L'antisémitisme en France se manifeste au cours des derniers mois de façon particulièrement spectaculaire. Dans le cas de l'attentat contre le foyer de la rue de Médicis, il ne s'agit pas d'un accès superficiel de xénophobie. Ses auteurs (antisémites français ou palestiniens des mouvements de terrorisme) ont la volonté de tuer. Et l'attentat aux explosifs n'est pas unique. C'est ainsi qu'un cocktail Molotov est lancé dans la salle Georges-Pompidou à Vincennes lors de la projection, dans le cadre d'une semaine contre le racisme, du film Au nom du Führer. (Au même moment, Antenne 2 diffuse la quatrième et dernière partie de la série Holocauste.) Dans la synagogue de la rue St-Isaure à Paris, on découvre un bidon d'essence muni d'une mèche allumée, alors qu'un engin analogue est désamorcé devant un cinéma qui projette le Dybbouk, lors d'un festival sur les aspects de la culture juive. Quelques mois plus tôt, ce sont les locaux du Bétar, mouvement de jeunesse sioniste, qui sont gravement endommagés par un attentat à l'explosif.

Typiquement fascistes apparaissent les attentats d'une certaine Ligue des combattants français contre l'occupation juive, qui est la seconde organisation à avoir revendiqué l'explosion du foyer de la rue de Médicis, les attentats contre le Matin et le Monde « en raison, déclare cette Ligue, de la collaboration éhontée des médias et de la presse avec la tyrannie juive ». La Ligue fait sauter la statue de Georges Mandel, érigée à l'endroit même où des miliciens avaient assassiné en 1944 l'ancien ministre juif. Cette même organisation revendique encore un attentat contre un foyer juif de personnes âgées, rue de Varize, à Paris.

On assiste, comme les années précédentes, aux campagnes de graffiti antisémites, racistes et orduriers sur des tombes juives à Bagneux, Roissy et Toulouse. À Toulouse, comme à Nice, des magasins juifs sont recouverts d'inscriptions antisémites. Graffiti encore à Sarcelles, à Bourg-en-Bresse ; les synagogues d'Antibes et de Sélestat (Bas-Rhin) sont profanées, comme celles de Reims et de Toulouse.
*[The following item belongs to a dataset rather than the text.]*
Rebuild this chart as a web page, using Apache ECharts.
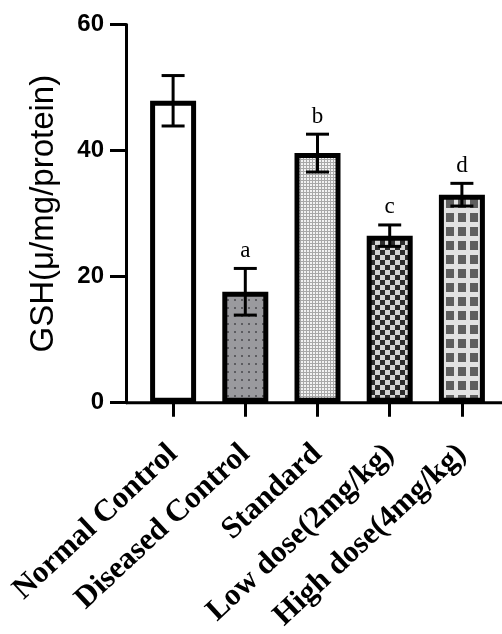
<!DOCTYPE html>
<html>
<head>
<meta charset="utf-8">
<script src="https://cdn.jsdelivr.net/npm/echarts@6/dist/echarts.min.js"></script>
<style>
  html, body { margin: 0; padding: 0; background: #fff; }
  #chart { width: 502px; height: 634px; }
</style>
</head>
<body>
<div id="chart"></div>
<script>
// ---- data ----
const categories = ['Normal Control', 'Diseased Control', 'Standard', 'Low dose(2mg/kg)', 'High dose(4mg/kg)'];
const means = [47.9, 17.6, 39.6, 26.5, 33.0];
const errors = [4.0, 3.7, 3.0, 1.7, 1.8];
const sigLetters = ['', 'a', 'b', 'c', 'd'];
const yMin = 0, yMax = 60, yStep = 20;
const yTitle = 'GSH(\u03bc/mg/protein)';

// ---- fill patterns ----
function pattern(w, h, draw) {
  const c = document.createElement('canvas');
  c.width = w; c.height = h;
  const ctx = c.getContext('2d');
  draw(ctx, w, h);
  return { image: c, repeat: 'repeat' };
}
const fills = [
  '#ffffff',
  pattern(7, 8, (ctx, w, h) => {
    ctx.fillStyle = '#9a9a9e'; ctx.fillRect(0, 0, w, h);
    ctx.fillStyle = '#5c5c60'; ctx.fillRect(3, 3, 2, 2);
  }),
  pattern(3, 3, (ctx, w, h) => {
    ctx.fillStyle = '#a8a8a8'; ctx.fillRect(0, 0, w, h);
    ctx.fillStyle = '#f2f2f2'; ctx.fillRect(1, 1, 2, 2);
  }),
  pattern(10, 10, (ctx, w, h) => {
    ctx.fillStyle = '#d4d4d4'; ctx.fillRect(0, 0, w, h);
    ctx.fillStyle = '#2c2c2c'; ctx.fillRect(0, 0, 5, 5); ctx.fillRect(5, 5, 5, 5);
  }),
  pattern(12, 14, (ctx, w, h) => {
    ctx.fillStyle = '#e2e2e2'; ctx.fillRect(0, 0, w, h);
    ctx.fillStyle = '#5e5e5e'; ctx.fillRect(2, 3, 8, 9);
  })
];

const chart = echarts.init(document.getElementById('chart'));

const option = {
  backgroundColor: '#fff',
  animation: false,
  grid: { left: 137, right: 4, top: 24.5, bottom: 225.7, containLabel: false },
  xAxis: {
    type: 'category',
    data: categories,
    boundaryGap: true,
    axisLine: { show: false },
    axisTick: { show: true, alignWithLabel: true, length: 14, lineStyle: { color: '#000', width: 3 } },
    axisLabel: {
      rotate: 43, margin: 47, interval: 0,
      padding: [12, 0, 0, 0],
      fontFamily: '"Liberation Serif", "Times New Roman", serif',
      fontWeight: 'bold', fontSize: 31, color: '#000'
    },
    splitLine: { show: false }
  },
  yAxis: {
    type: 'value',
    min: yMin, max: yMax, interval: yStep,
    offset: 11,
    name: yTitle,
    nameLocation: 'middle',
    nameGap: 66,
    nameRotate: 90,
    nameTextStyle: { fontFamily: '"Liberation Sans", Arial, sans-serif', fontSize: 33, color: '#000' },
    axisLine: { show: true, lineStyle: { color: '#000', width: 3 } },
    axisTick: { show: true, length: 16, lineStyle: { color: '#000', width: 3 } },
    axisLabel: { margin: 22, fontFamily: '"Liberation Sans", Arial, sans-serif', fontWeight: 'bold', fontSize: 24, color: '#000' },
    splitLine: { show: false }
  },
  series: [
    {
      type: 'bar',
      barWidth: 46,
      data: means.map((v, i) => ({ value: v, itemStyle: { color: fills[i] } })),
      itemStyle: { borderColor: '#000', borderWidth: 5 },
      z: 2
    },
    {
      type: 'custom',
      z: 5,
      data: means.map((v, i) => [i, v, errors[i]]),
      renderItem: function (params, api) {
        const idx = api.value(0);
        const m = api.value(1);
        const e = api.value(2);
        const letter = sigLetters[idx];
        const top = api.coord([idx, m + e]);
        const bot = api.coord([idx, m - e]);
        const half = 11.5;
        const style = { stroke: '#000', lineWidth: 3 };
        const children = [
          { type: 'line', shape: { x1: top[0], y1: top[1], x2: bot[0], y2: bot[1] }, style: style },
          { type: 'line', shape: { x1: top[0] - half, y1: top[1], x2: top[0] + half, y2: top[1] }, style: style },
          { type: 'line', shape: { x1: bot[0] - half, y1: bot[1], x2: bot[0] + half, y2: bot[1] }, style: style }
        ];
        if (letter) {
          children.push({
            type: 'text',
            style: {
              x: top[0], y: top[1] - 6, text: letter,
              textAlign: 'center', textVerticalAlign: 'bottom',
              fontFamily: '"Liberation Serif", "Times New Roman", serif',
              fontSize: 23, fill: '#000'
            }
          });
        }
        return { type: 'group', children: children };
      }
    }
  ]
};
chart.setOption(option);

// baseline (x axis line) from the y axis to the right edge
const p0 = chart.convertToPixel({ gridIndex: 0 }, [0, yMin]);
const yAxisX = chart.getModel().getComponent('grid').coordinateSystem.getRect().x - 11;
chart.setOption({
  graphic: [{
    type: 'line', z: 10,
    shape: { x1: yAxisX, y1: p0[1], x2: 502, y2: p0[1] },
    style: { stroke: '#000', lineWidth: 3 }
  }]
});
</script>
</body>
</html>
Des déprédations sont également commises contre la baraque-musée du camp de concentration de Struthof (Bas-Rhin).

La communauté est fortement impressionnée par deux incendies qui, pourtant, se révéleront accidentels : ceux de la synagogue de Drancy et de la synagogue de Fontenay-aux-Roses.

Impudeur

L'année en cours est marquée par l'impudeur avec laquelle un certain nombre d'antisémites ne cherchent plus à masquer leurs sentiments à l'égard des Juifs. Et cette attitude-là, en France, est nouvelle depuis la Libération. L'interview attribuée à Darquier de Pellepoix, en novembre 1978, bouleverse les Français, étonnés de constater la non-repentance de ceux qui étaient responsables du malheur des Juifs de France. De la même manière, le retour à Tulle d'une touriste insouciante, Mme Geisler, scandalise la population de Tulle qui reconnaît en elle celle qu'on avait surnommée, après les massacres nazis dans cette ville, la chienne de Tulle.

Sur un registre légèrement différent, Robert Faurisson, enseignant à l'université de Lyon, donne une publicité outrancière à ses théories sur l'inexistence des chambres à gaz. Il rejoint ainsi l'argumentation fallacieuse d'un certain nombre d'individus qui, dans des livres largement diffusés, nient le génocide du peuple juif. Pour nombre d'observateurs, ce phénomène a notamment pour but de déculpabiliser et de rendre ainsi licite l'antisémitisme, dont Auschwitz avait pourtant montré à quelles aberrations il pouvait conduire. Quant au professeur Pierre Maurer, ancien de la division Charlemagne, il n'éprouve aucun sentiment d'impudeur à déclarer, en plein amphithéâtre, qu'il est resté fasciste.

Nombre de nostalgiques des mouvements fascistes de France et d'autres pays d'Europe relèvent la tête dans le cadre de l'Eurodroite ou le Parti des forces nouvelles. Des contre-manifestations ont lieu lors de conférences organisées par l'Eurodroite à Marseille. Là, des représentants de l'Eurodroite provoquent une bagarre en distribuant leurs tracts à l'entrée même de la synagogue. Le maire de Marseille est au premier rang des contre-manifestants qui parcourent la ville, de la même manière que nombre de parlementaires et d'élus municipaux défilent à Lyon, avec plusieurs milliers de personnes, pour manifester contre l'Eurodroite et la résurgence du nazisme.